# Problem requirements:
Retype, please, the listing from its opening line through the line that contains "colors = ['#07498F', '#1B8EEB', '#4DF1EB']", both included, without the pictures.

# Dataset excerpt:
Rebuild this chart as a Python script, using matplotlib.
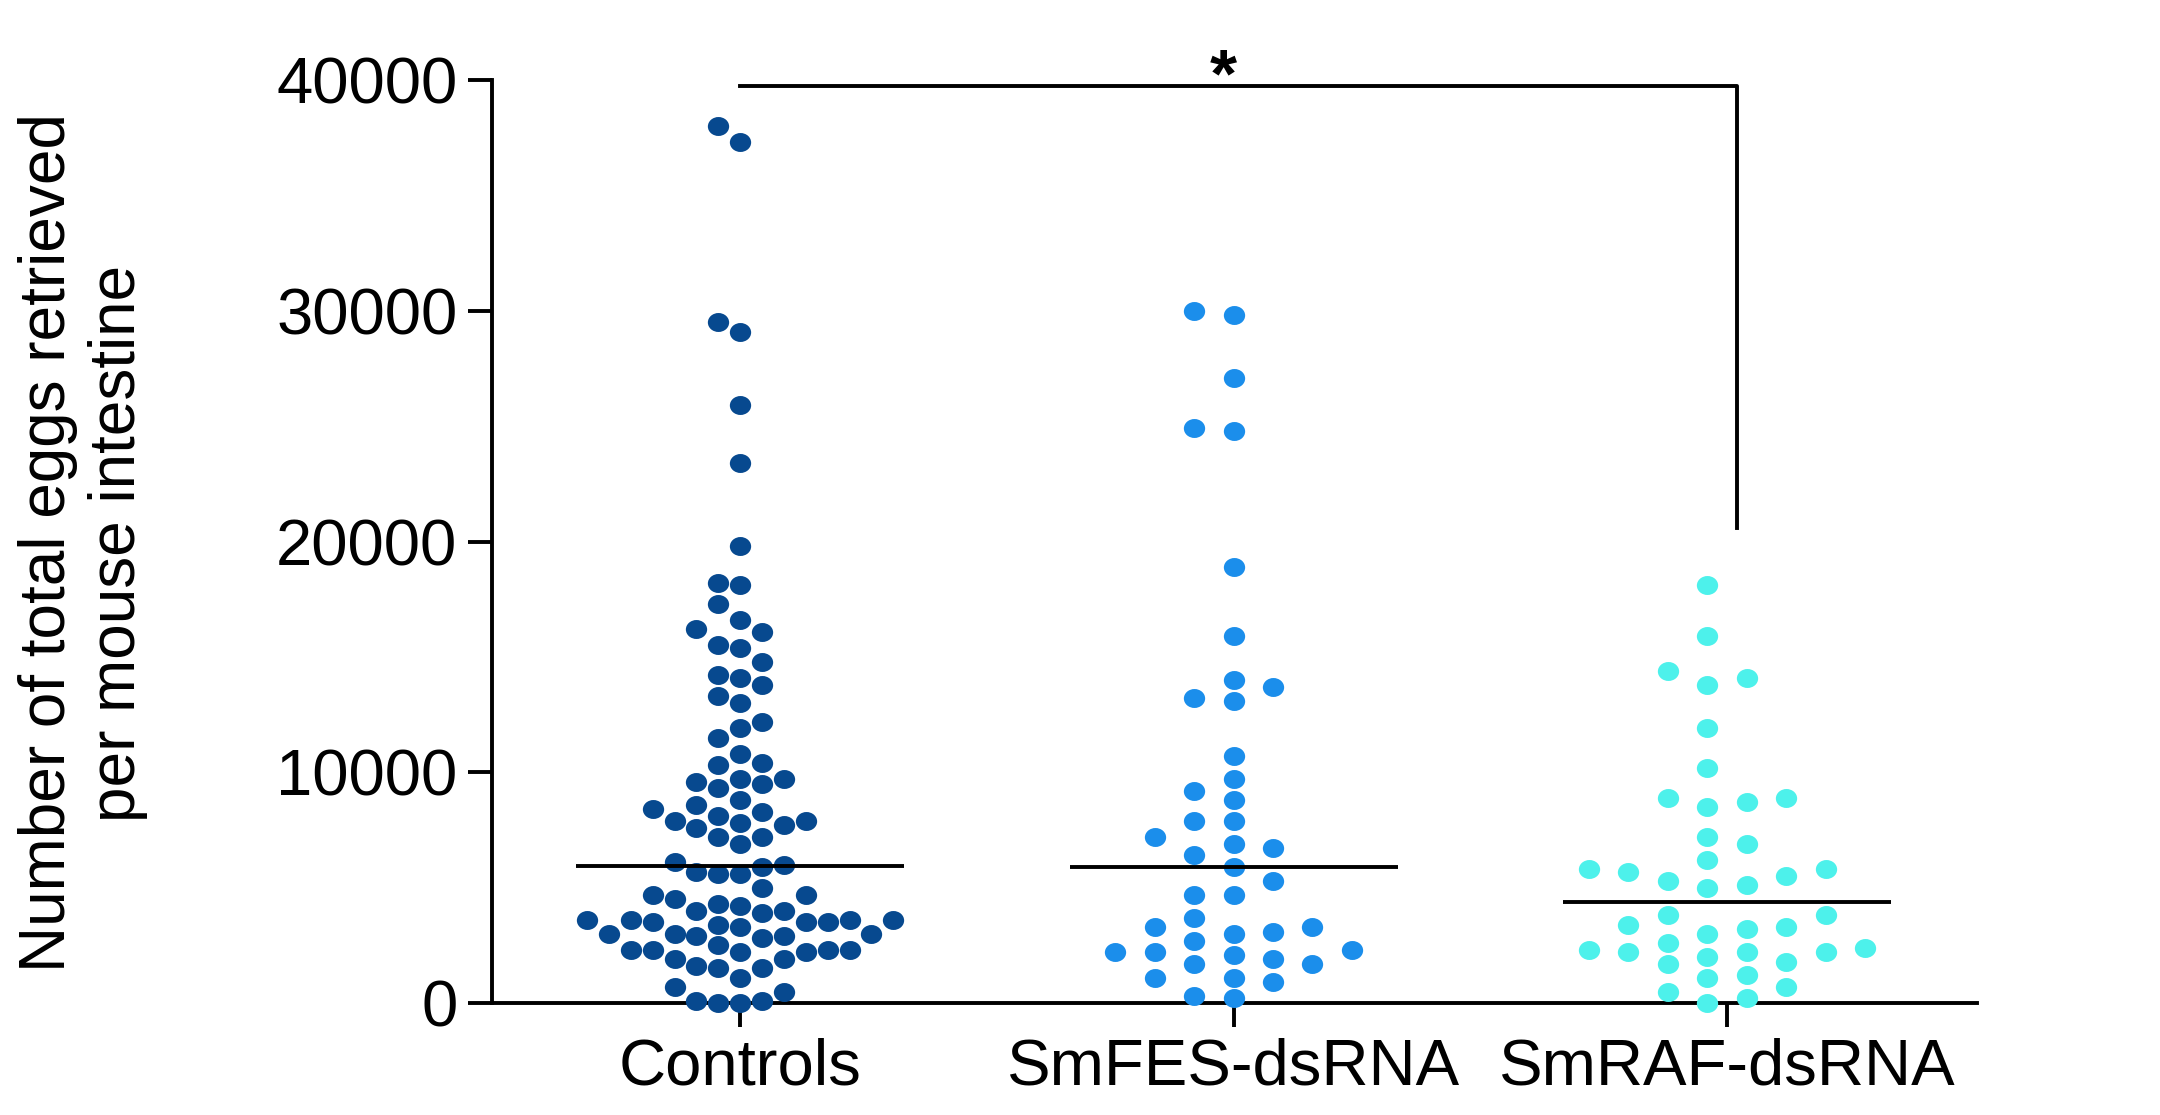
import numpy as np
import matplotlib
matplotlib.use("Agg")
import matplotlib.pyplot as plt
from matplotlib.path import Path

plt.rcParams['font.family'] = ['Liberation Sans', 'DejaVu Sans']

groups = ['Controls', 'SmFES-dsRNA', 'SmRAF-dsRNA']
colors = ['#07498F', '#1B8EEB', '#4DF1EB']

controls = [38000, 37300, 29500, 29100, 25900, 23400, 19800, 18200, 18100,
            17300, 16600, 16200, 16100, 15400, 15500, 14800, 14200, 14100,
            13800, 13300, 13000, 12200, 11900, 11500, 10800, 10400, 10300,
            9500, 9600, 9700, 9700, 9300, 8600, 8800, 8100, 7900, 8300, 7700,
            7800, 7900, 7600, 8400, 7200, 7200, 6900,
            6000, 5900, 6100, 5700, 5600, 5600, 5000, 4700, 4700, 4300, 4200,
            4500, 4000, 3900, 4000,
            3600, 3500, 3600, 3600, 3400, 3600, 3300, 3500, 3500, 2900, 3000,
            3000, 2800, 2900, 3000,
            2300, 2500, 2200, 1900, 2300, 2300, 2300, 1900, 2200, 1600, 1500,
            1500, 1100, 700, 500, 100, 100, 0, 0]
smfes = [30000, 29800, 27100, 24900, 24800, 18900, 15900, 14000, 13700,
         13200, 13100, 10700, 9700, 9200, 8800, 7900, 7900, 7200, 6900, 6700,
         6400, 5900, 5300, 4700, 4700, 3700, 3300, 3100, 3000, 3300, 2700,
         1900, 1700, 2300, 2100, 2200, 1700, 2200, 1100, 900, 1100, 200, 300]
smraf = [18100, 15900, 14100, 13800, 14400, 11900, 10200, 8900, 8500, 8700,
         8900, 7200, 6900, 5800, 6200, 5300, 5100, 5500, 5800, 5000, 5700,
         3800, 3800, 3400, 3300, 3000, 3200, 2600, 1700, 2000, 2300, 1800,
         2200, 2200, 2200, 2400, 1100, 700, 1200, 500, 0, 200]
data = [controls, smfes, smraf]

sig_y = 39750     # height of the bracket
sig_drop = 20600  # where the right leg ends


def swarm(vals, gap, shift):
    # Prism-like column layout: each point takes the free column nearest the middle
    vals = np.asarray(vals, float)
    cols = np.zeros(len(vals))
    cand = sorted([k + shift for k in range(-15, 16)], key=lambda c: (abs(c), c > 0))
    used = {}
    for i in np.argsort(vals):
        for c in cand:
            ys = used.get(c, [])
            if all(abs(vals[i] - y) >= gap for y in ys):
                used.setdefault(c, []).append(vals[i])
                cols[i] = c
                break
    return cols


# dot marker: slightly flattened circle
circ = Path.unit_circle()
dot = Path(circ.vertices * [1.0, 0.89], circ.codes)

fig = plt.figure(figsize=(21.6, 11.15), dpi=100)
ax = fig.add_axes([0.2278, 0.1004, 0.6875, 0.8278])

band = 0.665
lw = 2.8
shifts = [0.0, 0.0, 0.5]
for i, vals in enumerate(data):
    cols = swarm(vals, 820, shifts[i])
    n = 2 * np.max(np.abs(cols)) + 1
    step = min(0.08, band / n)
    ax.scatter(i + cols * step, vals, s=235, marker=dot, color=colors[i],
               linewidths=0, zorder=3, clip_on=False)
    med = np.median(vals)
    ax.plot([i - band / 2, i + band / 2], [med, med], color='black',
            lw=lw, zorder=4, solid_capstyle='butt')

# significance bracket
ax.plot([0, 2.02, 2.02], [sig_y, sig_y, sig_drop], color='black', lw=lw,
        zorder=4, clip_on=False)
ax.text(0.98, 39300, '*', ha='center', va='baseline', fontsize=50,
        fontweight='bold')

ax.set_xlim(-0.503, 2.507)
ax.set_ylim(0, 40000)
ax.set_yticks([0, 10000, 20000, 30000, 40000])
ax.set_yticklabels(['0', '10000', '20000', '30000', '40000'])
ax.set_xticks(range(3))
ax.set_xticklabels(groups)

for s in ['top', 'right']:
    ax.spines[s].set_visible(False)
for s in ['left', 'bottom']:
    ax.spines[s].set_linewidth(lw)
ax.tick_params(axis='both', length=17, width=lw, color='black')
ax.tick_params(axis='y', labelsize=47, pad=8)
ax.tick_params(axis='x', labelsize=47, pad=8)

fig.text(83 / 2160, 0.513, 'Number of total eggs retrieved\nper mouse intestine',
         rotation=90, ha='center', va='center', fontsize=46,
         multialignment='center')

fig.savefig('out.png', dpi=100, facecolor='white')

# Result of the exercise:
Rebuild this chart as a Python script, using matplotlib.
import numpy as np
import matplotlib
matplotlib.use("Agg")
import matplotlib.pyplot as plt
from matplotlib.path import Path

plt.rcParams['font.family'] = ['Liberation Sans', 'DejaVu Sans']

groups = ['Controls', 'SmFES-dsRNA', 'SmRAF-dsRNA']
colors = ['#07498F', '#1B8EEB', '#4DF1EB']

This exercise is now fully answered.